● **WHAT TO PRODUCE**:
Below are the records. Retype, exactly, the lines from the first through the line with "import matplotlib.pyplot as plt", and leave out the pictures.

--- begin INPUT RECORDS ---

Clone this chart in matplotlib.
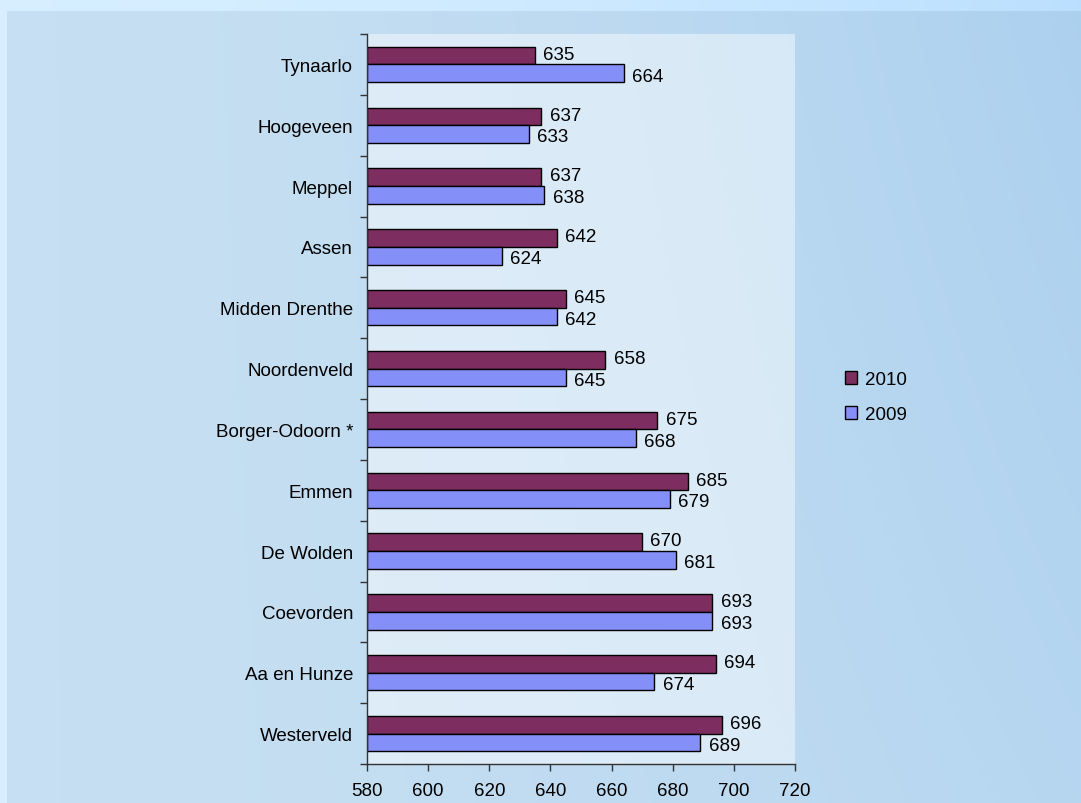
import numpy as np
import matplotlib
matplotlib.use("Agg")
import matplotlib.pyplot as plt

categories = ["Tynaarlo", "Hoogeveen", "Meppel", "Assen", "Midden Drenthe", "Noordenveld",
              "Borger-Odoorn *", "Emmen", "De Wolden", "Coevorden", "Aa en Hunze", "Westerveld"]
values_2010 = [635, 637, 637, 642, 645, 658, 675, 685, 670, 693, 694, 696]
values_2009 = [664, 633, 638, 624, 642, 645, 668, 679, 681, 693, 674, 689]
series_names = ["2010", "2009"]
x_ticks = [580, 600, 620, 640, 660, 680, 700, 720]

plt.rcParams['font.family'] = ['Liberation Sans', 'DejaVu Sans']
FS = 13.5

W, H = 1081, 804
fig = plt.figure(figsize=(W / 100, H / 100), dpi=100)

# background decoration
bg = fig.add_axes([0, 0, 1, 1])
bg.set_axis_off()
yy, xx = np.mgrid[0:H, 0:W]
u = xx / W
v = yy / H
c1 = np.array([0.78, 0.875, 0.95])
c2 = np.array([0.66, 0.81, 0.935])
t = np.clip(0.55 * u ** 1.5 + 0.35 * (1 - v) * u ** 2, 0, 1)[..., None]
img = c1 * (1 - t) + c2 * t
outer = ((xx < 7) | (yy < 12))[..., None]
img = np.where(outer, img + 0.06, img)
img = np.clip(img, 0, 1)
bg.imshow(img, extent=[0, 1, 0, 1], aspect='auto', origin='upper')
bg.set_xlim(0, 1)
bg.set_ylim(0, 1)

left, right, top, bottom = 367, 795, 35, 765
ax = fig.add_axes([left / W, 1 - bottom / H, (right - left) / W, (bottom - top) / H])
ax.set_facecolor((1, 1, 1, 0.45))

col2010 = "#7d2d60"
col2009 = "#8490f8"
y = np.arange(len(categories))
h = 0.29
base = x_ticks[0]
b1 = ax.barh(y - h / 2, np.array(values_2010) - base, left=base, height=h,
             color=col2010, edgecolor="black", linewidth=1, label=series_names[0])
b2 = ax.barh(y + h / 2, np.array(values_2009) - base, left=base, height=h,
             color=col2009, edgecolor="black", linewidth=1, label=series_names[1])

for yi, v10, v09 in zip(y, values_2010, values_2009):
    ax.annotate(str(v10), (v10, yi - h / 2), xytext=(6, 1), textcoords="offset points",
                va="center", ha="left", fontsize=FS)
    ax.annotate(str(v09), (v09, yi + h / 2), xytext=(6, -2), textcoords="offset points",
                va="center", ha="left", fontsize=FS)

ax.set_xlim(580, 720)
ax.set_ylim(len(categories) - 0.5, -0.5)
ax.set_xticks(x_ticks)
ax.set_xticklabels([str(t) for t in x_ticks], fontsize=FS)
ax.set_yticks(y)
ax.set_yticklabels(categories, fontsize=FS)
ax.set_yticks(np.arange(len(categories) + 1) - 0.5, minor=True)
ax.tick_params(axis='y', which='major', length=0, pad=10)
ax.tick_params(axis='y', which='minor', length=5, width=1, color="#333333")
ax.tick_params(axis='x', which='major', length=5, width=1, color="#333333", pad=8)
for s in ["top", "right"]:
    ax.spines[s].set_visible(False)
for s in ["left", "bottom"]:
    ax.spines[s].set_color("#333333")
    ax.spines[s].set_linewidth(1)

leg = fig.legend(handles=[b1, b2], labels=series_names, loc="center left",
                 bbox_to_anchor=(828 / W, 1 - 398 / H), frameon=False, fontsize=FS,
                 handlelength=0.65, handleheight=0.65, handletextpad=0.4, labelspacing=0.95)

fig.savefig("out.png", dpi=100)
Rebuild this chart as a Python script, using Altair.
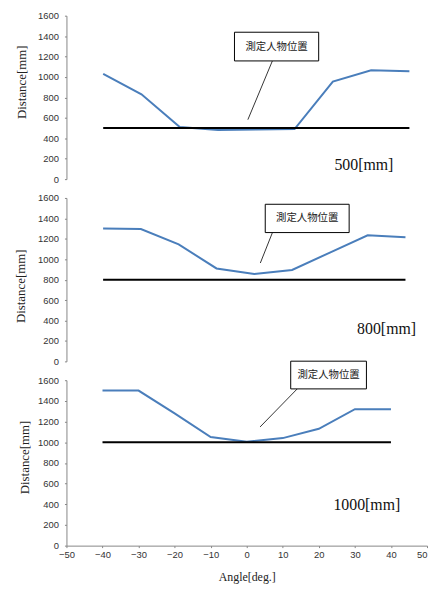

--- end INPUT RECORDS ---

● **OUTPUT FOR THIS TASK**:
Clone this chart in matplotlib.
import numpy as np
import matplotlib
matplotlib.use("Agg")
import matplotlib.pyplot as plt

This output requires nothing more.